> [Work to do] Return, without pictures, the lines from the start of the data through the one that contains "import numpy as np".
--*--
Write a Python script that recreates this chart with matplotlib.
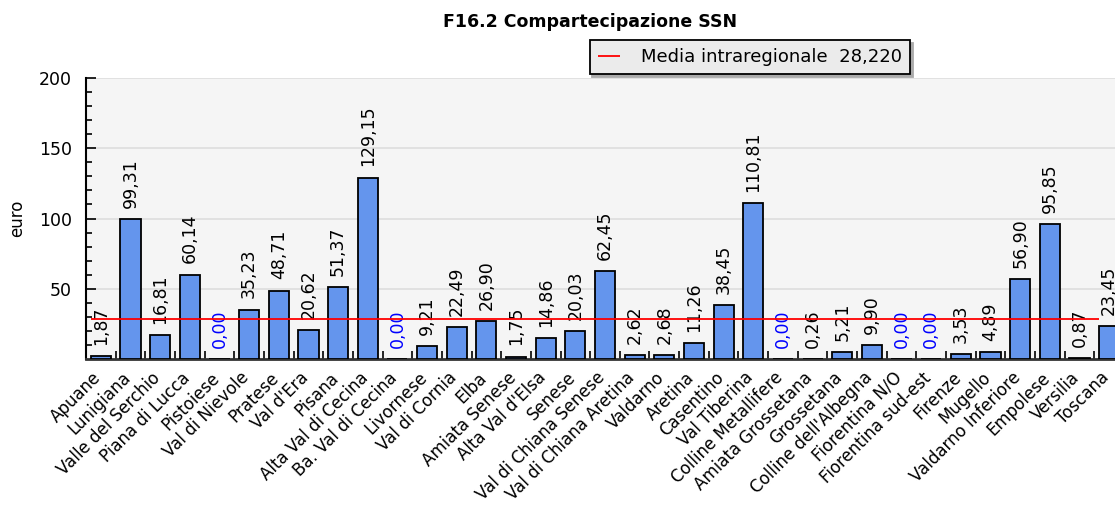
import matplotlib
matplotlib.use("Agg")
import matplotlib.pyplot as plt
import numpy as np

zone = ["Apuane", "Lunigiana", "Valle del Serchio", "Piana di Lucca", "Pistoiese",
        "Val di Nievole", "Pratese", "Val d'Era", "Pisana", "Alta Val di Cecina",
        "Ba. Val di Cecina", "Livornese", "Val di Cornia", "Elba", "Amiata Senese",
        "Alta Val d'Elsa", "Senese", "Val di Chiana Senese", "Val di Chiana Aretina",
        "Valdarno", "Aretina", "Casentino", "Val Tiberina", "Colline Metallifere",
        "Amiata Grossetana", "Grossetana", "Colline dell'Albegna", "Fiorentina N/O",
        "Fiorentina sud-est", "Firenze", "Mugello", "Valdarno Inferiore", "Empolese",
        "Versilia", "Toscana"]
valori = [1.87, 99.31, 16.81, 60.14, 0.00, 35.23, 48.71, 20.62, 51.37, 129.15,
          0.00, 9.21, 22.49, 26.90, 1.75, 14.86, 20.03, 62.45, 2.62, 2.68,
          11.26, 38.45, 110.81, 0.00, 0.26, 5.21, 9.90, 0.00, 0.00, 3.53,
          4.89, 56.90, 95.85, 0.87, 23.45]
media = 28.220

W, H = 1115, 518
fig = plt.figure(figsize=(W / 100, H / 100), dpi=100)
# the plot area runs a little past the right edge, like in the original
ax = fig.add_axes([86 / W, 1 - 359 / H, (1124 - 86) / W, (359 - 78) / H])
ax.set_facecolor("#f5f5f5")

x = np.arange(len(zone))
ax.bar(x, valori, width=0.68, color="#6495ed", edgecolor="black", linewidth=1.3, zorder=3)

for xi, v in zip(x, valori):
    lab = f"{v:.2f}".replace(".", ",")
    col = "blue" if v == 0 else "black"
    ax.annotate(lab, (xi, v), xytext=(0, 8), textcoords="offset points",
                rotation=90, ha="center", va="bottom", fontsize=12.5, color=col, zorder=4)

ax.hlines(media, -0.34, len(zone) - 1.34, color="red", linewidth=1.3, zorder=5,
          label="Media intraregionale  " + f"{media:.3f}".replace(".", ","))

ax.set_xlim(-0.5, len(zone) - 0.5)
ax.set_ylim(0, 200)
ax.set_yticks([50, 100, 150, 200])
ax.set_yticks(np.arange(10, 200, 10), minor=True)
ax.tick_params(axis="y", which="major", direction="in", length=7, width=1.2, labelsize=12.5,
               pad=10, colors="black")
ax.tick_params(axis="y", which="minor", direction="in", length=4.5, width=1.2)
ax.yaxis.grid(True, color="#dddddd", linewidth=1.2, zorder=0)

# labels sit a bit left of the bar centre, ticks mark the boundaries
ax.set_xticks(x - 0.3)
ax.set_xticklabels(zone, rotation=45, ha="right", rotation_mode="anchor", fontsize=12)
ax.set_xticks(x[:-1] + 0.5, minor=True)
ax.tick_params(axis="x", which="major", length=0, pad=7)
ax.tick_params(axis="x", which="minor", direction="in", length=6, width=1.2)

for s in ["top", "right"]:
    ax.spines[s].set_visible(False)
ax.spines["left"].set_linewidth(1.5)
ax.spines["bottom"].set_linewidth(2)
ax.spines["bottom"].set_color("#333333")

ax.set_ylabel("euro", fontsize=12, labelpad=9)

fig.text(590 / W, 1 - 22 / H, "F16.2 Compartecipazione SSN", ha="center", va="center",
         fontsize=12.5, fontweight="bold")

leg = ax.legend(loc="center", bbox_to_anchor=(750 / W, 1 - 57 / H), bbox_transform=fig.transFigure,
                fancybox=False, edgecolor="black", facecolor="#ebebeb", framealpha=1,
                fontsize=13, handlelength=1.2, borderpad=0.45, handletextpad=1.2,
                shadow={"color": "#aaaaaa", "alpha": 1})
leg.get_frame().set_linewidth(1.3)

fig.savefig("out.png", dpi=100)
--*--
> [Correct response]
Write a Python script that recreates this chart with matplotlib.
import matplotlib
matplotlib.use("Agg")
import matplotlib.pyplot as plt
import numpy as np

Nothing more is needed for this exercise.